En el pasado, Escrivá ya demostró esa independencia cuando ejerció en un puesto similar: como presidente de la Airef, donde le nombró el PP hace justo diez años. En este organismo, se dedicaba a fiscalizar el gasto público de todas las administraciones, a evaluar la sostenibilidad y eficiencia de cada medida. Al poco de llegar, el PP empezó a sentirse incómodo con su función: porque Escrivá no se plegaba a sus deseos. Montoro intentó recortar sus competencias por medio de un reglamento y Escrivá recurrió a los tribunales, en un pleito que ganó.
En el Banco de España dudo que vaya a ser distinto. Cualquiera que conozca a Escrivá, y cómo ha sido su papel en el Gobierno durante estos últimos años, sabe tres cosas.

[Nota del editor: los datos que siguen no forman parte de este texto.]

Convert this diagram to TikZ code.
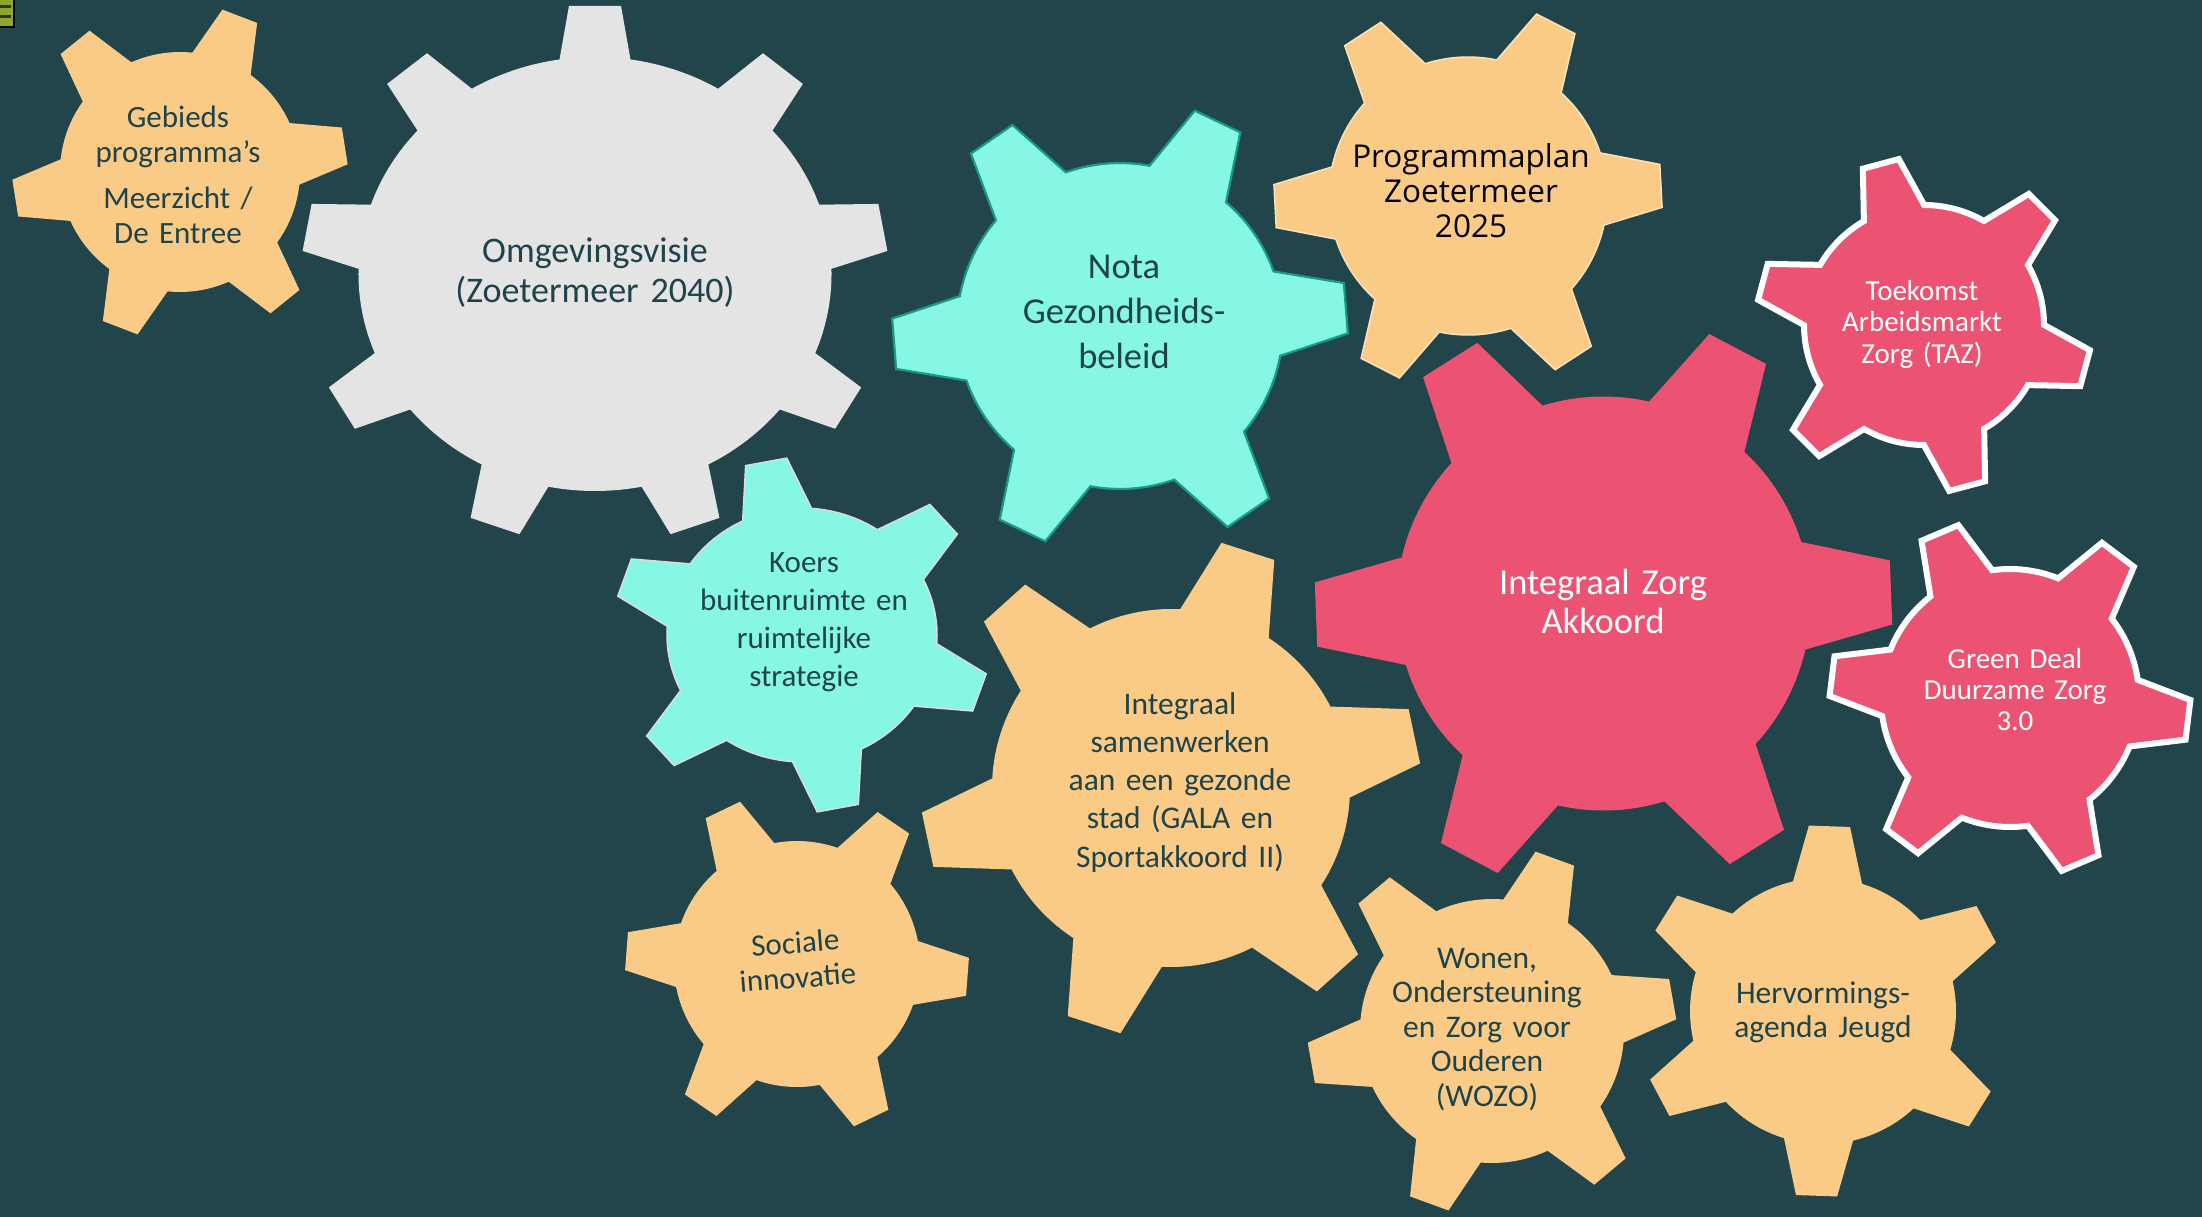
\documentclass[tikz,border=0pt]{standalone}
\usepackage{fontspec}
\setmainfont{Carlito}
\newfontfamily\osans{Open Sans}
\definecolor{bgc}{HTML}{22454B}
\definecolor{orgc}{HTML}{F9CB87}
\definecolor{grayc}{HTML}{E4E4E4}
\definecolor{cyanc}{HTML}{86F7E4}
\definecolor{pinkc}{HTML}{EC5373}
\definecolor{txtc}{HTML}{1F434A}
\definecolor{notab}{HTML}{18998A}
\definecolor{progb}{HTML}{FCE2B8}
\definecolor{koersb}{HTML}{DCDCDC}
\definecolor{iconc}{HTML}{8DA62B}
\tikzset{
  gorange/.style={fill=orgc},
  ggray/.style={fill=grayc},
  gnota/.style={fill=cyanc, draw=notab, line width=2.2pt, line join=miter},
  gkoers/.style={fill=cyanc, draw=koersb, line width=1.5pt},
  gprog/.style={fill=orgc, draw=progb, line width=1.5pt},
  gpink/.style={fill=pinkc},
  gpinkw/.style={fill=pinkc, draw=white, line width=6pt, line join=miter},
  lbl/.style={text width=500pt, align=center, inner sep=0pt, anchor=base, text=txtc},
}
\newcommand\fsz[2]{\fontsize{#1}{#2}\selectfont}
% six-tooth gear: style, cx, cy, r, phase (deg, counter-clockwise), yscale
\newcommand\gearsix[6]{%
  \begin{scope}[shift={(#2,#3)},yscale=#6]
    \pgfmathsetmacro\gR{1.39*#4}
    \pgfmathsetmacro\gab{asin(0.26)}
    \pgfmathsetmacro\gb{atan(0.155/1.39)}
    \pgfmathsetmacro\grho{\gR/cos(\gb)}
    \pgfmathsetmacro\gts{-(#5)}
    \path[#1] ({\gts-\gab}:#4) \foreach \gi in {0,...,5}{
      -- ({\gts+60*\gi-\gb}:\grho) -- ({\gts+60*\gi+\gb}:\grho)
      -- ({\gts+60*\gi+\gab}:#4)
      arc[start angle={\gts+60*\gi+\gab}, end angle={\gts+60*\gi+60-\gab}, radius=#4]} -- cycle;
  \end{scope}}
% nine-tooth gear: style, cx, cy, r, phase, xscale
\newcommand\gearnine[6]{%
  \begin{scope}[shift={(#2,#3)},xscale=#6]
    \pgfmathsetmacro\gR{1.236*#4}
    \pgfmathsetmacro\gab{asin(0.15)}
    \pgfmathsetmacro\gb{atan(0.11/1.236)}
    \pgfmathsetmacro\grho{\gR/cos(\gb)}
    \pgfmathsetmacro\gts{-(#5)}
    \path[#1] ({\gts-\gab}:#4) \foreach \gi in {0,...,8}{
      -- ({\gts+40*\gi-\gb}:\grho) -- ({\gts+40*\gi+\gb}:\grho)
      -- ({\gts+40*\gi+\gab}:#4)
      arc[start angle={\gts+40*\gi+\gab}, end angle={\gts+40*\gi+40-\gab}, radius=#4]} -- cycle;
  \end{scope}}
\begin{document}
\begin{tikzpicture}[x=1pt,y=-1pt]
  \useasboundingbox (0,0) rectangle (2202,1217);
  \fill[bgc] (0,0) rectangle (2202,1217);
  \clip (0,0) rectangle (2202,1217);
  % icon top-left
  \fill[iconc, draw=black, line width=1.5pt] (-3,-3) rectangle (14,27);
  \fill[black!80] (0,5) rectangle (11,8);
  \fill[black!80] (0,15) rectangle (11,18);
  % gears
  \gearsix{gorange}{180}{172}{120}{9}{1}
  \gearnine{ggray}{595}{274}{217}{90}{1.09}
  \gearsix{gnota}{1120}{326}{163}{4.5}{1}
  \gearsix{gprog}{1468}{196}{139}{3}{1}
  \gearsix{gpinkw}{1924}{325}{120}{45}{1}
  \gearsix{gpink}{1603.5}{603.5}{207}{2.2}{1}
  \gearsix{gpinkw}{2010}{698}{129}{-7}{1}
  \gearsix{gkoers}{802}{635}{135}{41}{0.94}
  \gearsix{gorange}{1171}{788}{179}{12}{1}
  \gearsix{gorange}{797}{964}{123}{-4.3}{1}
  \gearsix{gorange}{1492}{1031}{132}{10}{1}
  \gearsix{gorange}{1823}{1011}{133}{28}{1}
  % labels
  \node[lbl, font=\fsz{31}{35}] (gebieds) at (178,128) {Gebieds\\programma’s\\[11pt]Meerzicht /\\De Entree};
  \node[lbl, font=\fsz{36}{40}] (omgeving) at (595,262) {Omgevingsvisie\\(Zoetermeer 2040)};
  \node[lbl, font=\fsz{36.5}{45}] (nota) at (1124,278) {Nota\\Gezondheids-\\beleid};
  \node[lbl, font=\osans\fsz{31.5}{35}, text=black] (prog) at (1471,168) {Programmaplan\\Zoetermeer\\2025};
  \node[lbl, font=\fsz{29}{31.7}, text=white] (taz) at (1922,300) {Toekomst\\Arbeidsmarkt\\Zorg (TAZ)};
  \node[lbl, font=\fsz{36.5}{39.5}, text=white] (iza) at (1603,594) {Integraal Zorg\\Akkoord};
  \node[lbl, font=\fsz{29}{31}, text=white] (green) at (2015,668) {Green Deal\\Duurzame Zorg\\3.0};
  \node[lbl, font=\fsz{31}{38.3}] (koers) at (804,572) {Koers\\buitenruimte en\\ruimtelijke\\strategie};
  \node[lbl, font=\fsz{31.5}{38.3}] (samen) at (1180,714) {Integraal\\samenwerken\\aan een gezonde\\stad (GALA en\\Sportakkoord II)};
  \node[lbl, font=\fsz{31}{35}, rotate=4.3] (sociale) at (796,953) {Sociale\\innovatie};
  \node[lbl, font=\fsz{31.5}{34.6}] (wozo) at (1487,968) {Wonen,\\Ondersteuning\\en Zorg voor\\Ouderen\\(WOZO)};
  \node[lbl, font=\fsz{31.5}{34}] (jeugd) at (1823,1003) {Hervormings-\\agenda Jeugd};
\end{tikzpicture}
\end{document}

La primera, que tiene una mentalidad progresista y en todos los debates económicos dentro del Consejo de Ministros se ha situado siempre en el lado correcto. Por ejemplo, fue clave en que el Gobierno aprobara la política de subvencionar los ERTE durante la pandemia, algo a lo que Nadia Calviño y María Jesús Montero en un primer momento se oponían. O en los impuestos a la banca, un sector que debería estar preocupado porque le espera una supervisión más estricta de la que ha sido habitual hasta ahora. También fue uno de los principales apoyos de Yolanda Díaz en sacar adelante la reforma laboral, o las subidas del Salario Mínimo, frente a la resistencia del ala más liberal del Gobierno.
La segunda, que es un economista extremadamente solvente y riguroso, capaz de convencer con los datos, una virtud que seguro será útil para España en los importantísimos debates sobre los tipos de interés en el BCE. La prueba está en haber logrado con éxito una misión que parecía imposible: que los hombres de negro de Europa permitieran una reforma progresista del sistema de pensiones, sin los recortes que muchos veían como inevitables, y que por eso apoyaron los sindicatos (y criticó la patronal).
La tercera, que no se plegará ante nadie y defenderá su independencia como gobernador, igual que antes lo hizo en la Airef. Tampoco ante Pedro Sánchez, aunque lo haya nombrado.